Hear Craig Mull Reconsidering Resignation
Senate Republican Leader McConnell, R-Ky. said Craig had told him he now intended to remain in Congress if he is permitted to withdraw his guilty plea by Sept. 30. "If he is unable to have that disposed of prior to Sept. 30, it is his intention to resign from the Senate as he expressed last Saturday," he added.
"I thought he made the correct decision, the difficult but correct decision to resign" over the weekend, said McConnell, after he and Craig spoke by telephone. "That would still be my view today."
The GOP leader spoke hours after Craig's attorney, Stanley Brand, asked the ethics committee not to investigate a complaint because events were "wholly unrelated" to official duties.
Committee action eventually would lead the Senate down a path of dealing with "a host of minor misdemeanors and transgressions," Brand added in a letter that was hand-delivered.

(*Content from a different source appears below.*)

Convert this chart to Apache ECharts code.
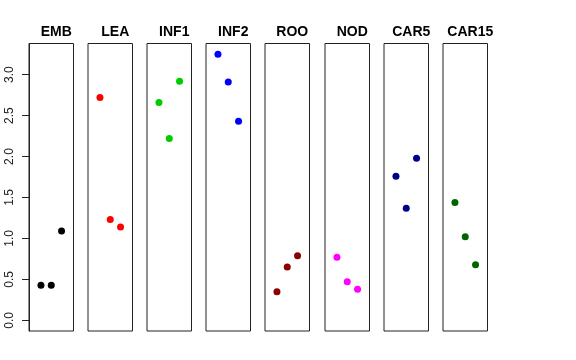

In a written reply several hours later, the panel's chairman and senior Republican wrote that Senate rules give the committee authority to investigate lawmakers who engage in `improper conduct, which may reflect upon the Senate.'
"The committee has reached no conclusions regarding the matter," wrote Sen. Barbara Boxer, D-Calif., and John Cornyn, R-Texas. "Pending Sen. Craig's resignation, the committee will continue to review this matter."
A second attorney for Craig, Tom Kelly, was in Minnesota, evidently preparing to file papers seeking to have the senator's guilty plea withdrawn.
Lawyers not involved in the case have said Craig faces a difficult challenge, pointing to Minnesota Rules of Criminal Procedure requiring that a defendant show a "manifest injustice" to withdraw a guilty plea.
In Craig's case, he voluntarily signed a plea agreement that included a provision stating that the court would not accept such a confession of guilt from anyone who believed himself innocent.
A dozen conservative activists attending a press conference on one of President Bush's judicial nominees declined to answer questions about Craig, including whether they wished to see him resign or remain in office.
They included Tony Perkins, president of the Family Research Council; David Keene, president of The American Conservative Union; Grover Norquist, president of Americans for Tax Reform; and Wendy Wright, president of Concerned Women for America.
For his part, McConnell turned away questions about Craig's situation. Asked whether fellow Republicans could embrace Craig if he disposed of the case and returned to Washington, the GOP leader said he would not answer hypothetical questions.
Asked if Craig had been disingenuous when he told him on Friday he intended to resign, McConnell declined to say.
And when asked whether Sen. Arlen Specter, R-Pa., had been helpful in resolving the controversy, McConnell said, "You'll have to talk to Sen. Specter about his views."
Specter said Sunday he would like to see Craig "seek to withdraw the guilty plea, and fight the case." Specter, a former prosecutor, said he believes the Idaho lawmaker could be vindicated.
He declined to elaborate further when asked during the day.
Craig drew one expression of support, from fellow Idaho Republican Sen. Mike Crapo.
"I support whatever Larry does," said Crapo. "Everybody has a right to try to vindicate themselves."
Several officials have said Crapo played a key role in last week's events, serving as an intermediary of sorts between his home state colleague and Republicans in Washington eager to see Craig resign.
The Republican leadership moved aggressively when word of Craig's guilty plea first surfaced, asking the ethics committee to investigate, then prevailing on him to step down from his committee and subcommittee leadership positions.
While Craig is only the latest in a series of Republican senators to become drawn into controversy, he is the only one to have drawn widespread calls for his resignation. McConnell and other critics have denied that their decision to prod him to leave stemmed from the allegation that he had solicited gay sex. They said Craig's case was the only one in which a guilty plea had been entered.
"If he honestly did it, he honestly should think about his morals and do what he has to do," Idahoan Stephen Kirby told CBS Affiliate KBCI. "But if it was entrapment involved or wasn't really that point, he should fight it if he has to."